RubyGems Beta Approaching

Eric Hodel | Fri, 05 Oct 2007 18:01:36 GMT

Posted in ,

RubyGems 0.9.5 is almost done, and has loads of good stuff in it, including platform support and an improved indexer script:

[W]e were rebuilding the gem index on RubyForge, [...] doing it “in place”, so that the current index would be overwritten and then populated over the course of the build.  These take a fair while – 10 minutes or so – and during that time the index was essentially empty.  Booooo.

Well, no longer.  Eric Hodel has twiddled the gem index builder to build it in a temporary directory and then move it in place.  So those gem index outages should be a thing of the past.  Thanks Eric!

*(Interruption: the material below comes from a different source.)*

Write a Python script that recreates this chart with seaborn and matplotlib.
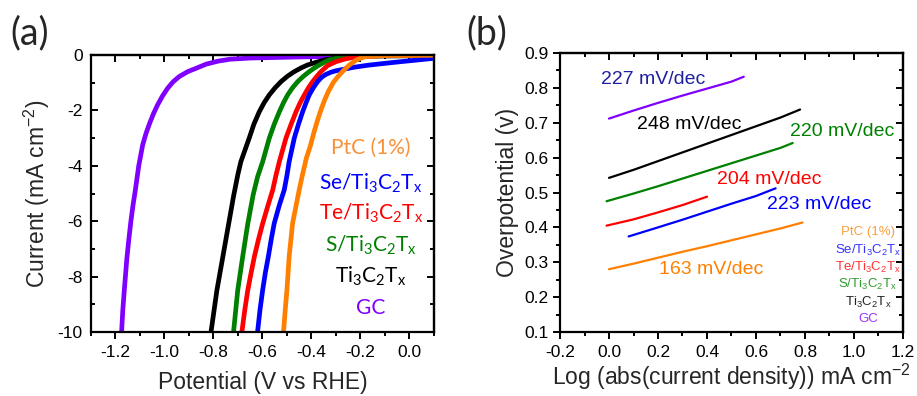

More reliable gem installs via Junior developer

This will also reduce the number of bulk index updates dramatically, since it’ll actually be there nearly all the time.

Also, Wilson Bilkovich added a new Marshal formatted index that will reduce both bandwidth usage and memory consumption. Instead of 120M or so it takes to do a bulk yaml index update, it takes about 30M with a Marshal index update. You’ll have to wait for the beta to test this one out, though.

7 comments

Comments RSS FEED

Ah, this will be nice. Thanks for the ongoing work!

Gavin Kistner said 5 minutes later

This all sounds great, thanks :)

Does the new marshal index affect the loaded size at all?

I was doing some tests recently and found that the strings from loading rubygems don’t generally get cleared prior to loading the rest of the application (as generally, GC.start doesn’t get called, and it takes a while of loading to get above the malloc limit). I found it cut raw string memory usage by over half.

Test program and a few more minor details are here: http://blog.ra66i.org/archives/informatics/2007/10/05/calling-on-the-gc-after-rubygems/

On my development machine I have quite a lot of gems installed (I think?), around 150 or so. I’ve added a GC.start call at the end of rubygems.rb locally, and found that I couldn’t measure the affect on rubygems load times, yet I know it clears at least 45kb of strings out of memory on my machine (from a total of 98kb) (without facets installed, heh).

raggi said about 4 hours later

The Marshal index only affects operations with the `gem` command, unless you’re using rubygems as a library and do a remote operation (installing a gem, listing remote gems, etc.).

require 'rubygems' now requires only classes it needs for #gem and #require to work, so without requiring any gems, RubyGems now adds about 1.5M on OS X. Running GC.start makes no difference for me when requiring ActiveRecord with trunk RubyGems.

Eric Hodel said about 5 hours later

It’s not requiring a specific gem that makes a difference, it’s requiring rubygems itself (as shown by the test program I left on my blog).

I guess I’ll just wait and have a look at the new release, then explain myself better if it’s still there…

raggi said 3 days later

Yes, I saw that too, and even with GC.start right after require ‘rubygems’ I get no difference in size.

Eric Hodel said 3 days later

Hrm, I should have run it. I see:

#       strings_no_gems.log:            1833 bytes, change:      100%
#    strings_gems_no_gc.log:           38114 bytes, change:     2079%
#          strings_gems.log:           14877 bytes, change:       39%

It looks like its largely interpreter created garbage which will be cleaned up as soon as the heap fills.

Eric Hodel said 3 days later

Quite right,

I have come across an interesting article on heap fragmentation in ruby [1], and thought “hmm that’s interesting, I wonder how fast that happens”. I also quite a long time ago read _why’s notes on ruby garbage collection [2], and in particular noticed the #define GC_MALLOC_LIMIT 8000000 he pointed out.

I haven’t spent the time to look for a proper justification of my gut feeling, but I think maybe it’s well worth calling the GC earlier rather than later, when you know you might be generating a lot of temporary objects. My second comment regarding running GC manually, was simply that it costs basically nothing to the application load time, but clears up a lot of space (particularly in this case).

[1] http://zdavatz.wordpress.com/2007/07/18/heap-fragmentation-in-a-long-running-ruby-process/ [2] http://whytheluckystiff.net/articles/theFullyUpturnedBin.html

:)

raggi said 3 days later

Comments are disabled